Bus routes face cutbacks

Annapolis may alter service after $850,000 drop in federal funds


Faced with a significant cut in federal transit funds, the city of Annapolis is preparing to cut bus routes that link the city to other destinations in Anne Arundel County and is scrambling to find ways to make up for the financial hit.

Due to a change in census designation, the city stands to lose about $850,000 in federal funds that are used to subsidize operations of the Annapolis Transit bus system, which has a $4.25 million annual budget. At the same time, the city is facing fuel costs that have jumped by about 30 percent in the last year.

The federal funding cut dates back to the 2000 census, when Annapolis was moved, for statistical purposes, into the larger Baltimore metropolitan area. That means it can't access federal funds for operations. Annapolis, which has a population of about 35,000 residents, had been grouped under metropolitan areas with fewer than 200,000 residents.

About 50 other communities around the country face a similar loss in federal funds. The Annapolis Transit cut means the city will no longer receive grants to pay drivers, cover fuel costs and maintain buses.

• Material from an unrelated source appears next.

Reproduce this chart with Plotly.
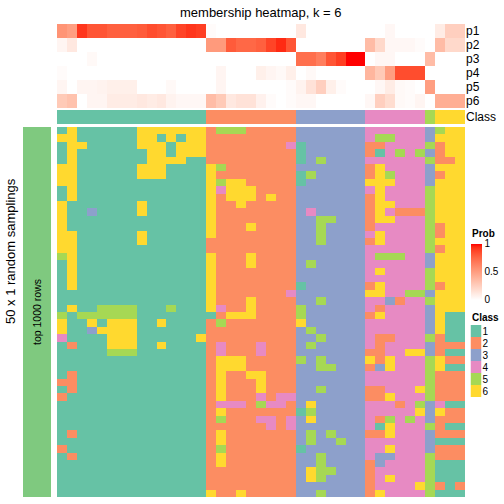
import numpy as np
import plotly.graph_objects as go

# ---------------- data ----------------
columns = list(range(41))
prob_rows = ["p1", "p2", "p3", "p4", "p5", "p6"]

p1 = [0.55, 0.5, 0.92, 0.82, 0.82, 0.78, 0.78, 0.78, 0.8, 0.85, 0.82, 0.78, 0.88, 0.92, 0.9,
      0.02, 0, 0, 0, 0, 0, 0, 0, 0,
      0.12, 0, 0, 0, 0, 0, 0,
      0, 0, 0.04, 0, 0, 0,
      0,
      0.1, 0.25, 0.25]
p2 = [0.05, 0.12, 0, 0, 0, 0, 0, 0, 0, 0, 0, 0, 0, 0, 0,
      0.52, 0.52, 0.8, 0.75, 0.75, 0.78, 0.88, 0.95, 0.82,
      0, 0, 0, 0, 0, 0, 0,
      0.35, 0.2, 0.04, 0.04, 0.04, 0.02,
      0,
      0.35, 0.2, 0.2]
p3 = [0, 0, 0, 0.03, 0, 0, 0, 0, 0, 0, 0, 0, 0, 0, 0,
      0, 0, 0, 0, 0, 0, 0, 0, 0,
      0.72, 0.72, 0.65, 0.82, 0.9, 1.0, 1.0,
      0, 0.04, 0.04, 0, 0, 0,
      0.35,
      0, 0, 0]
p4 = [0.02, 0, 0, 0, 0, 0, 0, 0, 0, 0, 0, 0, 0, 0, 0,
      0, 0.05, 0, 0, 0, 0.08, 0.05, 0.03, 0.08,
      0, 0.03, 0, 0, 0, 0, 0,
      0.38, 0.28, 0.5, 0.85, 0.85, 0.85,
      0,
      0, 0, 0]
p5 = [0.05, 0, 0.05, 0.05, 0.06, 0.08, 0.08, 0.08, 0, 0, 0, 0.03, 0, 0, 0,
      0, 0.05, 0, 0, 0, 0, 0, 0, 0.02,
      0.06, 0.15, 0.25, 0.08, 0.02, 0, 0,
      0, 0.04, 0.1, 0.03, 0.02, 0,
      0.5,
      0, 0, 0]
p6 = [0.28, 0.32, 0, 0.05, 0.05, 0.1, 0.1, 0.1, 0.12, 0.1, 0.12, 0.06, 0.04, 0.04, 0.04,
      0.35, 0.28, 0.12, 0.15, 0.15, 0.07, 0.02, 0, 0.02,
      0.04, 0.04, 0, 0, 0, 0, 0,
      0.04, 0.25, 0.18, 0.03, 0.02, 0.05,
      0,
      0.42, 0.42, 0.42]

column_class = [1, 1, 1, 1, 1, 1, 1, 1, 1, 1, 1, 1, 1, 1, 1,
                2, 2, 2, 2, 2, 2, 2, 2, 2,
                3, 3, 3, 3, 3, 3, 3,
                4, 4, 4, 4, 4, 4,
                5,
                6, 6, 6]

# class assignment of each column in each of the 50 random samplings
sampling_rows = [
    "161111116666666 255522222 3333333 444444 3 566",
    "661111116616166 222222222 3333333 455444 3 666",
    "166111116661666 222222224 1333333 224444 5 266",
    "161111111661666 222222222 1333333 214545 3 266",
    "161111111666611 222222222 1353333 444444 5 226",
    "661111116661111 652222222 3333333 264444 3 666",
    "661111116661111 622222222 1533333 265444 3 266",
    "661111111111111 656622222 1333333 666444 3 666",
    "161111111111111 646662222 3333333 464444 5 666",
    "161111111111111 626662622 3333333 264444 5 666",
    "611111116111111 622622222 3333333 266444 5 666",
    "611311116111111 622222222 3433333 264222 5 666",
    "611111111111111 622222222 3355333 266444 5 666",
    "611111111111111 622262222 3353333 244444 5 266",
    "661111116111111 622222222 3353333 464444 5 266",
    "661111116111111 222222222 3353333 264444 5 666",
    "661111111111111 222222222 3333333 444444 5 266",
    "561111111111111 622262222 3333333 455544 3 666",
    "161111111111111 622262222 3533333 444444 3 666",
    "161111111111111 622222222 3333333 464444 5 666",
    "161111111111111 622222222 3333333 444444 5 666",
    "161111111111111 622222222 1333333 264444 5 266",
    "111111111111111 622222224 3333333 664455 3 666",
    "111111111111111 622262222 3353333 443244 5 666",
    "161155551115111 642262222 5333333 424444 3 666",
    "515555551111111 126662222 5333333 264444 3 611",
    "611616661161111 252222222 6333333 444444 3 611",
    "611366661111111 222222222 3533333 444444 3 611",
    "411116661111116 222222222 3353333 422444 5 211",
    "121116661161111 242224222 3533333 424444 3 222",
    "111115551111111 242224222 3333333 224466 3 211",
    "111111111111111 266622222 5353333 626444 5 622",
    "111111111111111 266622222 3355333 236444 5 611",
    "121111111111111 262266222 3333333 444444 5 222",
    "221111111111111 262226222 3333333 444444 5 222",
    "121111111111111 262226222 3353333 224446 5 222",
    "211111111111111 262224244 3333333 226444 5 222",
    "111111111111111 244425442 3633333 444245 3 411",
    "111111111111111 262222222 1533333 444446 3 622",
    "111111111111111 252224424 3633333 425454 3 222",
    "111111111111111 222222424 3333333 416444 5 211",
    "121111111111111 262222222 3535333 226444 3 222",
    "111111111111111 262222222 3533533 444444 3 111",
    "211111111111111 252222222 1333333 446444 3 222",
    "121111111111111 262222222 3353333 433444 5 222",
    "111111111111111 262222222 3353333 234444 5 111",
    "111111111111111 222222222 3655333 244444 5 111",
    "111111111111111 222222222 3653333 246444 5 111",
    "111111111111111 222222222 3333333 244446 5 212",
    "111111111111111 622622222 3353333 264444 5 111",
]

class_labels = ["1", "2", "3", "4", "5", "6"]
class_colors = ["#66C2A5", "#FC8D62", "#8DA0CB", "#E78AC3", "#A6D854", "#FFD92F"]

# ---------------- helpers ----------------
S = 504.0
FONT = "Liberation Sans, Arial, Helvetica, sans-serif"


def px(v):
    return v / S


def py(v):
    return 1 - v / S


def lab_to_hex(L, a, b):
    fy = (L + 16) / 116
    fx = fy + a / 500
    fz = fy - b / 200

    def finv(t):
        return t ** 3 if t > 6 / 29 else 3 * (6 / 29) ** 2 * (t - 4 / 29)

    X, Y, Z = 0.95047 * finv(fx), finv(fy), 1.08883 * finv(fz)
    r = 3.2406 * X - 1.5372 * Y - 0.4986 * Z
    g = -0.9689 * X + 1.8758 * Y + 0.0415 * Z
    bb = 0.0557 * X - 0.2040 * Y + 1.0570 * Z

    def gam(c):
        c = min(max(c, 0), 1)
        return 12.92 * c if c <= 0.0031308 else 1.055 * c ** (1 / 2.4) - 0.055

    return "#%02x%02x%02x" % tuple(int(round(gam(c) * 255)) for c in (r, g, bb))


white_lab = (100.0, 0.0, 0.0)
red_lab = (53.24, 80.09, 67.20)
prob_scale = []
for t in np.linspace(0, 1, 21):
    lab = [w + t * (r - w) for w, r in zip(white_lab, red_lab)]
    prob_scale.append([float(t), lab_to_hex(*lab)])

class_scale = []
for i, c in enumerate(class_colors):
    class_scale.append([i / 6, c])
    class_scale.append([(i + 1) / 6, c])

matrix = [[int(ch) for ch in r.replace(" ", "")] for r in sampling_rows]
n_rows = len(matrix)

# ---------------- figure ----------------
fig = go.Figure()

fig.add_trace(go.Heatmap(
    z=[p1, p2, p3, p4, p5, p6], x=columns, y=list(range(6)),
    xaxis="x", yaxis="y", colorscale=prob_scale, zmin=0, zmax=1,
    hoverinfo="skip",
    colorbar=dict(
        lenmode="pixels", len=56, thicknessmode="pixels", thickness=11,
        x=px(470.5), xanchor="left", y=py(243.5), yanchor="top",
        xpad=0, ypad=0, outlinewidth=0,
        tickmode="array", tickvals=[0, 0.5, 1], ticktext=["0", "0.5", "1"], ticks="",
        tickfont=dict(size=10, family=FONT, color="black"),
    ),
))

fig.add_trace(go.Heatmap(
    z=[column_class], x=columns, y=[0], xaxis="x", yaxis="y2",
    colorscale=class_scale, zmin=0.5, zmax=6.5, showscale=False, hoverinfo="skip",
))

fig.add_trace(go.Heatmap(
    z=matrix, x=columns, y=list(range(n_rows)), xaxis="x", yaxis="y3",
    colorscale=class_scale, zmin=0.5, zmax=6.5, showscale=False, hoverinfo="skip",
))

fig.add_trace(go.Heatmap(
    z=[[1]], x=[0], y=[0], xaxis="x2", yaxis="y4",
    colorscale=[[0, "#7FC97F"], [1, "#7FC97F"]], showscale=False, hoverinfo="skip",
))

fig.add_trace(go.Heatmap(
    z=[[i + 1] for i in range(6)], x=[0], y=list(range(6)), xaxis="x3", yaxis="y5",
    colorscale=class_scale, zmin=0.5, zmax=6.5, showscale=False, hoverinfo="skip",
))

hidden = dict(showgrid=False, zeroline=False, showticklabels=False, ticks="",
              showline=False, automargin=False, fixedrange=True)
labelled = dict(showgrid=False, zeroline=False, ticks="", showline=False,
                automargin=False, fixedrange=True, side="right", tickmode="array")

fig.update_layout(
    width=504, height=504, template="none",
    margin=dict(l=0, r=0, t=0, b=0, pad=0),
    paper_bgcolor="white", plot_bgcolor="white",
    font=dict(family=FONT, color="black"),
    xaxis=dict(domain=[px(57), px(465)], range=[-0.5, 40.5], anchor="y3", **hidden),
    xaxis2=dict(domain=[px(23), px(51)], range=[-0.5, 0.5], anchor="y4", **hidden),
    xaxis3=dict(domain=[px(470.5), px(481.5)], range=[-0.5, 0.5], anchor="y5", **hidden),
    yaxis=dict(domain=[py(108), py(24)], anchor="x", range=[5.5, -0.5],
               tickvals=list(range(6)), ticktext=prob_rows,
               tickfont=dict(size=12, family=FONT), **labelled),
    yaxis2=dict(domain=[py(124), py(110)], anchor="x", range=[-0.5, 0.5],
                tickvals=[0], ticktext=["Class"],
                tickfont=dict(size=12, family=FONT), **labelled),
    yaxis3=dict(domain=[py(497), py(127)], anchor="x", range=[n_rows - 0.5, -0.5], **hidden),
    yaxis4=dict(domain=[py(497), py(127)], anchor="x2", range=[-0.5, 0.5], **hidden),
    yaxis5=dict(domain=[py(397), py(325)], anchor="x3", range=[5.5, -0.5],
                tickvals=list(range(6)), ticktext=class_labels,
                tickfont=dict(size=10, family=FONT), **labelled),
    annotations=[
        dict(text="membership heatmap, k = 6", x=px(261), y=py(12), xref="paper", yref="paper",
             showarrow=False, xanchor="center", yanchor="middle", font=dict(size=13, family=FONT)),
        dict(text="50 x 1 random samplings", x=px(10), y=py(251), xref="paper", yref="paper",
             showarrow=False, textangle=-90, xanchor="center", yanchor="middle",
             font=dict(size=13, family=FONT)),
        dict(text="top 1000 rows", x=px(37), y=py(312), xref="paper", yref="paper",
             showarrow=False, textangle=-90, xanchor="center", yanchor="middle",
             font=dict(size=10.5, family=FONT)),
        dict(text="<b>Prob</b>", x=px(470), y=py(233), xref="paper", yref="paper",
             showarrow=False, xanchor="left", yanchor="middle", font=dict(size=10, family=FONT)),
        dict(text="<b>Class</b>", x=px(470), y=py(317), xref="paper", yref="paper",
             showarrow=False, xanchor="left", yanchor="middle", font=dict(size=10, family=FONT)),
    ],
)

fig.write_html("out.html", config={"displayModeBar": False},
               post_script="document.body.style.margin='0px';")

"We are trying to get people to understand that this is not just an abstract situation," said Danielle Matland, the city's transportation director. "There actually will be service cuts. We're going to try to pinpoint our changes so they have the least negative impact and inconvenience for people."

A public hearing on the possible changes is scheduled for 7 p.m. tomorrow at the Loews Hotel, 126 West St. in Annapolis.

Bus routes linking the city to other county destinations will likely be scaled back first, as those routes are longer and costlier, Matland said. County routes serve communities such as Edgewater and Deale in southern Anne Arundel County; Anne Arundel Community College in Arnold; and Baltimore-Washington International Thurgood Marshall Airport in western Anne Arundel.

The county routes account for about 200,000 of the transit system's 1.4 million passenger trips a year.

Matland said the department is looking for revenue-generating opportunities in addition to bus advertisements, shipping services and the sale of Greyhound tickets.

A 25-cent fare increase slated for Sept. 1 is expected to bring in about $100,000 in revenue, she said. The base fare now is 75 cents.

However, Charles Weikel, who serves on Mayor Ellen O. Moyer's transportation advisory board, said that county cuts, which could amount to about $100,000, would have a "negligible cash impact" and still leave the city in the red by February.

"There needs to be something else besides cutting county routes. What that is, we don't know," he said. "There will either be additional service cutbacks in the city, evenings, weekends, or we have to find $750,000 somewhere and it's not in the city budget, unless someone drops us some manna from heaven or there is a golden angel from the state."

Holly Henderson, a spokeswoman for the Maryland Transit Administration, said that the state is looking into ways to help but it is too early to know if additional funds would be available.

The transportation department is preparing recommendations that will be ready for Moyer's review in about a month. Moyer said she is committed to maintaining transit service levels within the city.

"We are not going to cut back on services to the city," Moyer said. "In fact we need to expand our shuttle service flexibility and that is what I have asked our staff to do. But our citizens are not going to be paying for county services."

In July, the city's transportation advisory board released a report that warned of increased traffic congestion, pollution and parking problems if public transit were cut. County cuts could have a "spillover effect" in a city where about 16 percent of residents use the bus service, Weikel said.

"We're talking about 16 percent more cars downtown and on Forest Drive, and it could have an impact on how well businesses do," he said. "It's a real issue, an approaching crises."

In the meantime, Moyer is lobbying Congress to pass the Federal Transit System Flexibility Protection Act of 2006, which would restore the city funding. She wants the city to partner with the county to provide bus service outside of Annapolis.